No sé cómo explicar estos momentos de paréntesis que aparecen tan de vez en cuando.
Son fogonazos de lucidez a altas horas de la noche, en ese momento en el que la vuelta a casa un poco antes de la última hora imprime una sensación de agradecida plenitud. Parones del tiempo en un simple autobús en el que los nombres y las voces flotan como ruidos sin demasiado sentido.
Pero sobre todo son momentos de gran duda. No existe ninguna ventana al futuro, por inmediato que sea. En cambio, las intuiciones que tan sumisamente se esconden de la luz del día surgen con una humillante claridad para lanzar flechas en direcciones más que evitadas en otras circunstancias.
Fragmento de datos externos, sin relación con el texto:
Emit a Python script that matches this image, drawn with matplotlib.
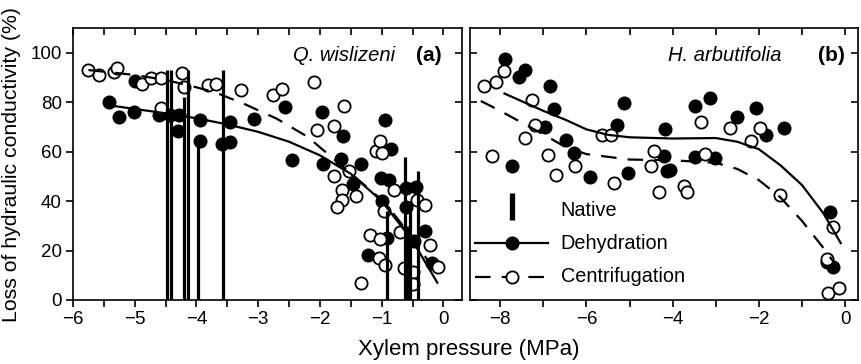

No es efecto del alcohol, desde luego, ese sentimiento de gratitud, exaltación de la amistad (exaltación interna, por frío que resulte) y renovadas ilusión y confianza en las posibilidades del futuro.
Sólo queda clara la emoción y la necesidad de moverse en una dirección difícil pero con bastantes visos de resultar rejuvenecedora, por así decir.
Y por supuesto, se confirman las muchas ganas que tengo de no volver a entrar en ese micromundo gigante en el que me veo metido durante bastantes meses. Ese mundo que augura un entorno profesional del que no quiero ni oír hablar, con gente que a duras penas puedo contar no ya entre mis amigos de verdad, sino simplemente como personas en las que confiar en los malos momentos.
Querría seguir siendo niño siempre, aun cuando ya hace mucho que dejé de saber cómo.
Da miedo pensarlo.
Puede que el miedo haga costra, pero aún estoy por comprobarlo.